I was fourteen; I’d be riding since I was seven and had progressed from once a week lesson student to full-on horse nut. I’d spent the summer as the junior-est of the junior counselors at our barn summer camp for no pay other than the chance to be at the barn all day. I technically had my own horse, an ancient school horse the crafty barn owner had given to me, but, lovely as the old guy was, he wasn’t up to much more than a hack around the ring. And I was ready for more. I wanted to show. I knew I was always going to be on a budget, that I was going to have work hard and save up for every one day of competitive glory, but, if anything, that made me more determined.
But I didn’t have a horse. I’d been lucky enough to lease one that fall, a children’s hunter belonging to another student while he was on the market for sale, but that lease had ended in November. I had no plan to further my ambitions, no idea where I was going to find something to ride that was appropriate for the show ring.
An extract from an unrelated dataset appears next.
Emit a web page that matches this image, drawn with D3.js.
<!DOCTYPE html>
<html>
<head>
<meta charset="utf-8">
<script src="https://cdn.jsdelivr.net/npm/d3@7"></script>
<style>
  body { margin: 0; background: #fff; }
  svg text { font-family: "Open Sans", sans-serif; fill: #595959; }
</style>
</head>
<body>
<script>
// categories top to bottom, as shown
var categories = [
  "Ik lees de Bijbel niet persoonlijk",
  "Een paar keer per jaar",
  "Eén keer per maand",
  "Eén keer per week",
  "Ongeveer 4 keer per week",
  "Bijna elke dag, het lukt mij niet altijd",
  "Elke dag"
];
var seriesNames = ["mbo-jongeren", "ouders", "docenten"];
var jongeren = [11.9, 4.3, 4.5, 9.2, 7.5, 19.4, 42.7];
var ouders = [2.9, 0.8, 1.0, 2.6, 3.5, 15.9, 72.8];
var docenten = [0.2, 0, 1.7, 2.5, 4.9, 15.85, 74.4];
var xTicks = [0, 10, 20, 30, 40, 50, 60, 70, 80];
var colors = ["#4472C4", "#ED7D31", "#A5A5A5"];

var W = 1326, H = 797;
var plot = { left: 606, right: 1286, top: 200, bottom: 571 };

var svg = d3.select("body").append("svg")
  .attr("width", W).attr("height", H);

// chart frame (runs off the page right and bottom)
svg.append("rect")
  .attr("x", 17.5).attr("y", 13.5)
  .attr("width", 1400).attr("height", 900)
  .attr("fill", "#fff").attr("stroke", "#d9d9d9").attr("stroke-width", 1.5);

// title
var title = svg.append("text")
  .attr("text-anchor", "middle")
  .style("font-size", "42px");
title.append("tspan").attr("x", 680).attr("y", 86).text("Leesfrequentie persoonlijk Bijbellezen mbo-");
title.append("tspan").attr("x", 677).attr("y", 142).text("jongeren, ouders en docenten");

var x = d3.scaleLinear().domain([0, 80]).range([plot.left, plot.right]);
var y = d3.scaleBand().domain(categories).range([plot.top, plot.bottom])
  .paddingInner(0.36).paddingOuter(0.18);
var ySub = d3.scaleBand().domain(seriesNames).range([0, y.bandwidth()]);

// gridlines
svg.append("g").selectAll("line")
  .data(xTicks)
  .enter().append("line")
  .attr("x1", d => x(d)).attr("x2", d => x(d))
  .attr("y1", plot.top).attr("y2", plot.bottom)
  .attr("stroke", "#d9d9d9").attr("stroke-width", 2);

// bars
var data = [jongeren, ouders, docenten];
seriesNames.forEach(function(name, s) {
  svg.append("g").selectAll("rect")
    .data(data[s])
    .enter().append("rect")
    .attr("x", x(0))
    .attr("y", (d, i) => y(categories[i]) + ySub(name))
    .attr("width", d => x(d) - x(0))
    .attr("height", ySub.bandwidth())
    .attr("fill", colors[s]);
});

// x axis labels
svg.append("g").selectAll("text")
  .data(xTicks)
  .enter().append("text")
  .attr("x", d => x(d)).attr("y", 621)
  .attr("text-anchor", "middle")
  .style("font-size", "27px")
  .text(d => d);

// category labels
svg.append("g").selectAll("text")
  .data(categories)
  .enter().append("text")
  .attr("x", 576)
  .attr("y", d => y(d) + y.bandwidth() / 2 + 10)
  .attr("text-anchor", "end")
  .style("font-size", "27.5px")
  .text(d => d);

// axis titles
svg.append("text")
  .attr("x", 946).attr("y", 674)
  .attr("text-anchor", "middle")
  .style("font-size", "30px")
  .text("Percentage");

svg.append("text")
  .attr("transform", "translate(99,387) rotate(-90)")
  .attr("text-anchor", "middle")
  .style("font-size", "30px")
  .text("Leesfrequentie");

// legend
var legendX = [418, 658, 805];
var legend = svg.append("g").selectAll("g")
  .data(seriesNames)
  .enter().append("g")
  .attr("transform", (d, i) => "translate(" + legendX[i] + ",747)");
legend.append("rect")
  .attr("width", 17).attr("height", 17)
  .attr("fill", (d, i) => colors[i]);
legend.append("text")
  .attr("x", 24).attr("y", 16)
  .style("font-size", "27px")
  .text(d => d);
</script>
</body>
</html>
Until Christmas morning. It started out a fairly standard and uneventful day; the usual china teacups from distant aunts and a few bits and pieces of tack I’d picked out with my mother at the local tack store’s Christmas Eve event. I’d opened most of what I had – except for a large, light box I’d picked up and shaken more than once, mystified about what it could contain.
I opened it to find… another box. And then another one, and another one. In my memory, the boxes are infinite, but there were probably only five or so. At the heart of the last, smallest box, an envelope. In the envelope, a set of Jockey Club registration papers. “Bold and Fleet?” The name meant nothing to me. My parents answered my unspoken question by explaining that this was the registered name of the horse I’d leased that fall. I was over the moon. My dreams actually had come true.
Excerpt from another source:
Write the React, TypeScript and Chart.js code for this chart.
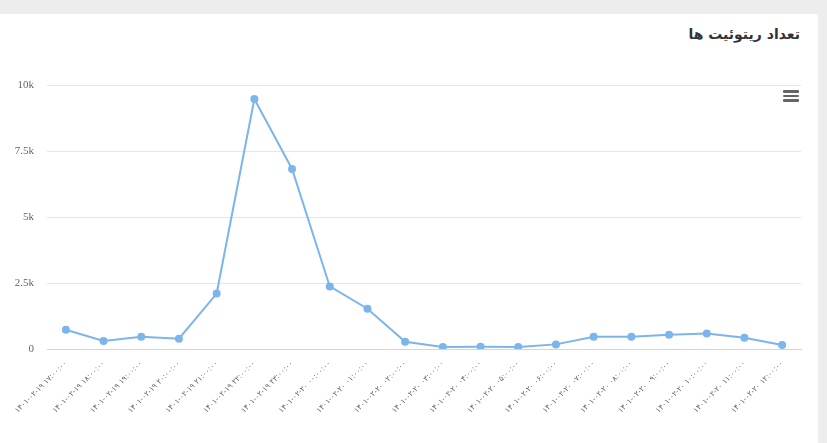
import React, { useEffect, useRef } from "react";
import { Chart, registerables } from "chart.js";

Chart.register(...registerables);

const categories = [
  "۱۴۰۱-۰۲-۱۹ ۱۷:۰۰:۰۰",
  "۱۴۰۱-۰۲-۱۹ ۱۸:۰۰:۰۰",
  "۱۴۰۱-۰۲-۱۹ ۱۹:۰۰:۰۰",
  "۱۴۰۱-۰۲-۱۹ ۲۰:۰۰:۰۰",
  "۱۴۰۱-۰۲-۱۹ ۲۱:۰۰:۰۰",
  "۱۴۰۱-۰۲-۱۹ ۲۲:۰۰:۰۰",
  "۱۴۰۱-۰۲-۱۹ ۲۳:۰۰:۰۰",
  "۱۴۰۱-۰۲-۲۰ ۰۰:۰۰:۰۰",
  "۱۴۰۱-۰۲-۲۰ ۰۱:۰۰:۰۰",
  "۱۴۰۱-۰۲-۲۰ ۰۲:۰۰:۰۰",
  "۱۴۰۱-۰۲-۲۰ ۰۳:۰۰:۰۰",
  "۱۴۰۱-۰۲-۲۰ ۰۴:۰۰:۰۰",
  "۱۴۰۱-۰۲-۲۰ ۰۵:۰۰:۰۰",
  "۱۴۰۱-۰۲-۲۰ ۰۶:۰۰:۰۰",
  "۱۴۰۱-۰۲-۲۰ ۰۷:۰۰:۰۰",
  "۱۴۰۱-۰۲-۲۰ ۰۸:۰۰:۰۰",
  "۱۴۰۱-۰۲-۲۰ ۰۹:۰۰:۰۰",
  "۱۴۰۱-۰۲-۲۰ ۱۰:۰۰:۰۰",
  "۱۴۰۱-۰۲-۲۰ ۱۱:۰۰:۰۰",
  "۱۴۰۱-۰۲-۲۰ ۱۲:۰۰:۰۰",
];

const retweets = [730, 300, 465, 390, 2100, 9470, 6820, 2370, 1525, 275, 75, 87, 75, 175, 465, 460, 540, 590, 427, 150];

const yTicks = [0, 2500, 5000, 7500, 10000];
const yTickLabels = ["0", "2.5k", "5k", "7.5k", "10k"];

const chartTitle = "تعداد ریتوئیت ها";

export default function App() {
  const ref = useRef<HTMLCanvasElement>(null);

  useEffect(() => {
    const canvas = ref.current;
    if (!canvas) return;
    const chart = new Chart(canvas, {
      type: "line",
      data: {
        labels: categories,
        datasets: [
          {
            data: retweets,
            borderColor: "#7cb5ec",
            backgroundColor: "#7cb5ec",
            pointBackgroundColor: "#7cb5ec",
            pointBorderColor: "#7cb5ec",
            borderWidth: 2,
            pointRadius: 4,
            pointBorderWidth: 0,
            tension: 0,
          },
        ],
      },
      options: {
        responsive: false,
        animation: false,
        layout: { padding: { top: 85, right: 26, left: 0, bottom: 0 } },
        plugins: { legend: { display: false }, tooltip: { enabled: false }, title: { display: false } },
        scales: {
          x: {
            offset: true,
            grid: { display: false, drawTicks: false },
            border: { color: "#ccd6eb", width: 1 },
            ticks: {
              minRotation: 45,
              maxRotation: 45,
              autoSkip: false,
              color: "#666666",
              padding: 10,
              font: { family: "DejaVu Sans", size: 7.6 },
              callback: (_v: any, i: number) => "\u202D" + categories[i] + "\u202C",
            },
            afterFit: (s: any) => {
              s.height = 94;
            },
          },
          y: {
            min: 0,
            max: 10000,
            afterBuildTicks: (s: any) => {
              s.ticks = yTicks.map((v) => ({ value: v }));
            },
            grid: { color: "#e6e6e6", drawTicks: false, lineWidth: 1 },
            border: { display: false },
            ticks: {
              padding: 13,
              color: "#666666",
              font: { family: "Liberation Serif", size: 11 },
              callback: (v: any) => {
                const i = yTicks.indexOf(Number(v));
                return i >= 0 ? yTickLabels[i] : "";
              },
            },
            afterFit: (s: any) => {
              s.width = 47;
            },
          },
        },
      },
    });
    return () => chart.destroy();
  }, []);

  return (
    <div style={{ position: "fixed", left: 0, top: 0, width: 827, height: 443, background: "#ededed", overflow: "hidden" }}>
      <div style={{ position: "absolute", left: 0, top: 14, width: 818, height: 440, background: "#ffffff", borderTopRightRadius: 3 }} />
      <div
        dir="rtl"
        style={{
          position: "absolute",
          right: 27,
          top: 24,
          fontFamily: "DejaVu Sans",
          fontWeight: "bold",
          fontSize: 14,
          lineHeight: "20px",
          color: "#333333",
          whiteSpace: "nowrap",
        }}
      >
        {chartTitle}
      </div>
      <canvas ref={ref} width={827} height={443} style={{ position: "absolute", left: 0, top: 0 }} />
      <div style={{ position: "absolute", left: 783, top: 90, width: 16, height: 12 }}>
        {[0, 4.5, 9].map((t) => (
          <div key={t} style={{ position: "absolute", left: 0, top: t, width: 16, height: 2.5, borderRadius: 1, background: "#666666" }} />
        ))}
      </div>
    </div>
  );
}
In the years that followed, that perfect delight of that Christmas morning would be tempered somewhat (when horse shopping on a budget, you can choose plain and reliable or fancy, unsound, and unreliable. Take a guess on which my mystery horse proved to be.) But I don’t think I have ever had a better Christmas… not just because I got a horse, but because it was so unexpected, such a surprise, such a gift. My parents had taken so much care to make it memorable and wonderful. I am so grateful to them for that moment.
So I hope all of you have equally wonderful holidays this year. And even if it’s not a pony, but a set of polo wraps under the tree, remember that it was given with love and thought to making your horsey dreams come true, even if just a little bit.
Go Riding.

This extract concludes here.